Court rules against religious exemptions in gay wedding invitation case using cakeshop logic

Wedding Invitation

Wedding Invitation Shutterstock

An appeals court in Arizona just ruled against a stationery store’s legal challenge to a local anti-discrimination law.

In 2016, Brush & Nib sued Phoenix, arguing that the city’s ban on discrimination violated the company’s freedom of speech.

Among other services, the newly-formed store wanted to print wedding invitations… but only for straight couples. The store’s owners also wanted to post a sign saying that they refuse to serve same-sex couples.

No same-sex couple had asked Brush & Nib for invitations at that point. But co-owners Joanna Duka and Breanna Koski said that they were “devout Christians” who wanted to overturn the civil rights law before any complaints could be filed against them.

A state court of appeals just ruled that Phoenix’s anti-discrimination ordinance does not violate anyone’s free speech, since it advances a legitimate government interest by prohibiting conduct, not speech.

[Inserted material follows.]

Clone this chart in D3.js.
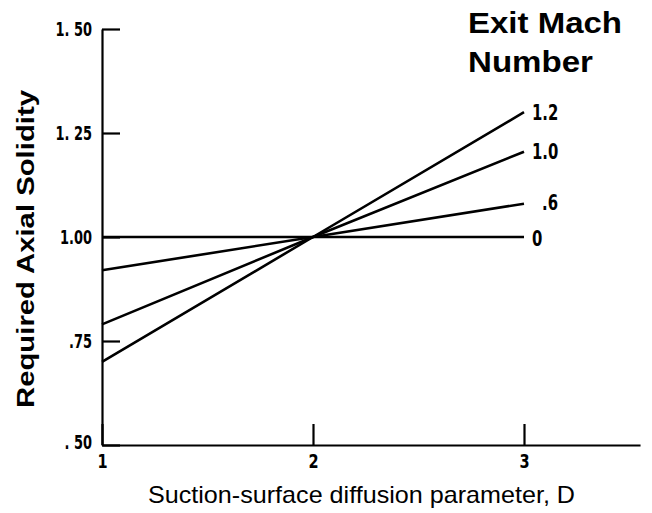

“While such a requirement may impact speech, such as prohibiting places of public accommodation from posting signs that discriminate against customers, this impact is incidental to properly regulated conduct,” wrote Judge Lawrence Winthrop for the court.

“Simply stated, if appellants, as an economic entity, want to operate their for-profit business as a public accommodation, they cannot discriminate against potential patrons based on sexual orientation.”

The court also rejected the store’s religious freedom argument.

“What appellants cannot do is use their religion as a shield to discriminate against potential customers,” Winthrop wrote.

Duka and Koski argued that the civil rights ordinance forced them to “speak in favor of same-sex marriages.”

Winthrop said that the law does no such thing. The store owners are free to “post a statement endorsing their belief that marriage is between a man and a woman” or “post a disclaimer that the act of selling their goods and services to same-sex couples does not constitute an endorsement of their customers’ exercise of their constitutional right to marry.”

In other words, they can have their opinion and tell everyone they want about their opinion, so the law isn’t violating their freedom of speech.

Duka and Koski were represented by the Alliance Defending Freedom, which decried the ruling in a statement. “Artists shouldn’t be forced under the threat of fines and jail time to create artwork contrary to their core convictions,” the statement read.